Occidente no tiende a trasladar hacia el Este o hacia el sur una cultura positiva propia, sino a disolver las demás culturas para suplantarlas con un exponente de mera negatividad, es decir, la producción generalizada de su propia figura vacía [.] Occidente no quiere, no sabe, no puede encontrar lo otro sin simultáneamente someterlo a su propio dominio (Espósito, 2012: 264).


Es necesaria una perspectiva histórica y antropológica que ilustre, en la larga duración, las interconexiones globales en el interior de América Latina y las comunidades europeas, africanas y asiáticas. Poniendo el énfasis en la multiplicación, diferenciación y complejidad de las interconexiones globales y en cómo adoptaron diferentes formas históricas entre los siglos XVI y XX, tal vez podamos escapar del callejón sin salida epistemológico posmoderno, o de historias que con distintos lenguajes vuelven a reescribir la relación de un centro y sus periferias. Es en este sentido que la historia de América Latina puede ser reevaluada a la luz de sus interdependencias e influjos recíprocos de lo local y lo global, y donde categorías como poscolonial, ciudadanía, nacionalismo o Estado-nación se entrelacen con un proceso abierto al resto del mundo, con una historia hemisférica común que escape a los límites de las fronteras nacionales (Sandoval, 2010: 13).


No abonamos en el latinoamericanismo historicista, como una suerte de contrainsurgencia, como mecanismo de defensa, como la respuesta artera de quién se ubica en el otro eslabón de la también eurocéntrica lógica del amo y del esclavo. Es decir, los profesores eurocentristas o los artistas eurocéntricos, que se extasían cuando pronuncian con la nariz arrugada términos como “diferrance” o hacen largos ensayos con acepciones como proletarios, rizoma o biopolítica, deben continuar su exitoso peregrinar en la vida que suponen han escogido, pero sus cucardas académicas no los habilita a que nos digan, como si fuesen la expresividad unívoca de la Pachamama, qué tipo de procesos políticos estamos viviendo, y mucho menos que nos digan, qué, cómo y a quiénes tenemos que votar, bajo la argucia eurocentrista, de la construcción de un nuevo sujeto histórico que nos liberará de nuestras sujeciones, contradicciones y temeridades. Tomamos sí la semántica del latinoamericanismo para establecer un piso común de entendimiento, para no caer en una suerte de babelismo en donde no nos podríamos siquiera comprender en la significación de enunciados básicos.
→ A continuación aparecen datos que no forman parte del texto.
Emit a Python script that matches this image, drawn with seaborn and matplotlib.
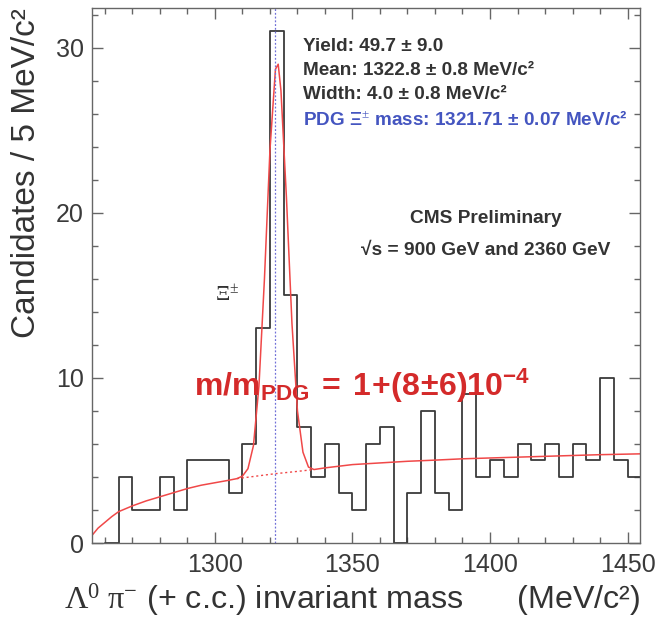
"""
Xi(1321) -> Lambda pi invariant mass, CMS preliminary style
"""

import numpy as np
import pandas as pd
import matplotlib
matplotlib.use('Agg')
import matplotlib.pyplot as plt
from matplotlib.ticker import MultipleLocator
import seaborn as sns

# histogram: 5 MeV bins, low edges
bin_low = [1260, 1265, 1270, 1275, 1280, 1285, 1290, 1295, 1300, 1305, 1310,
           1315, 1320, 1325, 1330, 1335, 1340, 1345, 1350, 1355, 1360,
           1365, 1370, 1375, 1380, 1385, 1390, 1395, 1400, 1405, 1410,
           1415, 1420, 1425, 1430, 1435, 1440, 1445, 1450]
counts = [0, 4, 2, 2, 4, 2, 5, 5, 5, 3, 6,
          13, 31, 15, 7, 4, 6, 3, 2, 6, 7,
          0, 3, 8, 3, 2, 9, 4, 5, 4, 6,
          5, 6, 4, 6, 5, 10, 5, 4]
bin_width = 5

# fit curve (signal + background)
fit_x = [1255.5, 1257.5, 1260, 1262.5, 1265, 1270, 1275, 1280, 1285, 1290,
         1295, 1300, 1305, 1308, 1310, 1312, 1314, 1316, 1318, 1320,
         1322, 1323, 1324, 1326, 1328, 1330, 1332, 1334, 1336, 1340,
         1350, 1360, 1370, 1380, 1390, 1400, 1410, 1420, 1430, 1440, 1454.5]
fit_y = [0.5, 0.9, 1.25, 1.6, 1.9, 2.25, 2.55, 2.8, 3.05, 3.3,
         3.5, 3.65, 3.8, 3.9, 4.05, 4.5, 5.9, 9.5, 16.0, 23.8,
         28.7, 29.0, 27.4, 20.9, 13.3, 8.0, 5.5, 4.6, 4.45, 4.55,
         4.75, 4.85, 4.95, 5.02, 5.1, 5.15, 5.2, 5.25, 5.3, 5.35, 5.4]

# background only under the peak (dotted)
bkg_x = [1308, 1315, 1322, 1329, 1336]
bkg_y = [3.9, 4.05, 4.2, 4.32, 4.45]

pdg_mass = 1321.71

fit_lines = ["Yield: 49.7 ± 9.0",
             "Mean: 1322.8 ± 0.8 MeV/c²",
             "Width: 4.0 ± 0.8 MeV/c²"]
pdg_line = "PDG Ξ$^{\\pm}$ mass: 1321.71 ± 0.07 MeV/c²"

sns.set_style('ticks')
plt.rcParams['font.family'] = ['Liberation Sans', 'DejaVu Sans']
plt.rcParams['mathtext.fontset'] = 'custom'
plt.rcParams['mathtext.rm'] = 'Liberation Serif'
plt.rcParams['mathtext.it'] = 'Liberation Serif:italic'
plt.rcParams['mathtext.bf'] = 'Liberation Sans:bold'

df = pd.DataFrame({'mass': np.array(bin_low) + bin_width / 2, 'n': counts})
edges = list(bin_low) + [bin_low[-1] + bin_width]

fig = plt.figure(figsize=(6.57, 6.22), dpi=100)
ax = fig.add_axes([0.14, 0.127, 0.834, 0.86])

sns.histplot(data=df, x='mass', weights='n', bins=edges, element='step',
             fill=False, color='#3a3a3a', linewidth=1.3, ax=ax)

# background (dotted) and total fit
ax.plot(bkg_x, bkg_y, color='#f04848', lw=1.0, ls=(0, (1.5, 2)))
sns.lineplot(x=fit_x, y=fit_y, color='#f04848', lw=1.1, ax=ax, sort=False)

ax.axvline(pdg_mass, color='#7070d8', lw=0.9, ls=(0, (1.5, 1.5)))

ax.set_xlim(1255.3, 1454.5)
ax.set_ylim(0, 32.4)

ax.xaxis.set_major_locator(MultipleLocator(50))
ax.xaxis.set_minor_locator(MultipleLocator(10))
ax.yaxis.set_major_locator(MultipleLocator(10))
ax.yaxis.set_minor_locator(MultipleLocator(2))
ax.tick_params(which='both', direction='in', top=True, right=True,
               color='#666666', labelcolor='#3a3a3a', labelsize=18)
ax.tick_params(which='major', length=8, width=1)
ax.tick_params(which='minor', length=4.5, width=1)
ax.tick_params(axis='x', pad=7)
ax.tick_params(axis='y', pad=6)
for sp in ax.spines.values():
    sp.set_color('#666666')
    sp.set_linewidth(1.0)

ax.set_ylabel('Candidates / 5 MeV/c²', fontsize=24, color='#333333', loc='top')
ax.yaxis.set_label_coords(-0.092, 1.0)
ax.set_xlabel('$\\Lambda^{0}\\ \\mathrm{\\pi}^{-}$ (+ c.c.) invariant mass      (MeV/c²)',
              fontsize=23.2, color='#333333', loc='right')
ax.xaxis.set_label_coords(1.0, -0.072)

# fit results
for i, line in enumerate(fit_lines):
    ax.text(0.385, 0.929 - i * 0.0455, line, transform=ax.transAxes,
            fontsize=13.6, fontweight='bold', color='#333333', va='center')
ax.text(0.385, 0.929 - 3 * 0.0455, pdg_line, transform=ax.transAxes,
        fontsize=13.6, fontweight='bold', color='#4455c0', va='center')

ax.text(0.719, 0.606, 'CMS Preliminary', transform=ax.transAxes,
        fontsize=13.8, fontweight='bold', color='#333333', ha='center', va='center')
ax.text(0.719, 0.546, '√s = 900 GeV and 2360 GeV', transform=ax.transAxes,
        fontsize=13.8, fontweight='bold', color='#333333', ha='center', va='center')

ax.text(1304.5, 15.0, '$\\Xi^{\\pm}$', fontsize=16, color='#333333',
        ha='center', va='center')

ax.text(1292.3, 9.5, '$\\mathbf{m/m_{PDG}\\ =\\ 1\\!+\\!(8\\!\\pm\\!6)10^{-4}}$',
        fontsize=23, color='#d42a2a', ha='left', va='center')

fig.savefig('out.png', dpi=100)
plt.close(fig)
Podríamos establecer hasta el método —como lo ha creado la institucionalidad forjada del latinoamericanismo analéctico— como para brindar nuestras consideraciones; sin embargo, lo volvemos a subrayar, tal consideración nos ha posibilitado el despertar de pensar desde nuestras categorías, pero el continuar tutelados por otras corrientes que impongan, por más que sean cuestiones propias, tampoco nos parece liberador. Tal vez siquiera creamos en tal término. El no dar sentido, el no sentirnos bajo esa dialéctica del amo y esclavo, nos posibilita aquello que se expresa en ciertos movimientos territoriales que bajo categoriales academicistas pueden ser tildados de indigenistas o precolombinos; sin embargo, para nosotros puede resultar como lo pretendido. Para este texto, para esta circunstancia y para todas. Que en un mundo quepan todos los mundos. Esta es la definición por antonomasia de lo que consideramos

latinoamericanismo, independientemente cuánto tenga que ver con la versión histórica o, paradojalmente, instituida del movimiento de cuya semántica nos sentimos parte.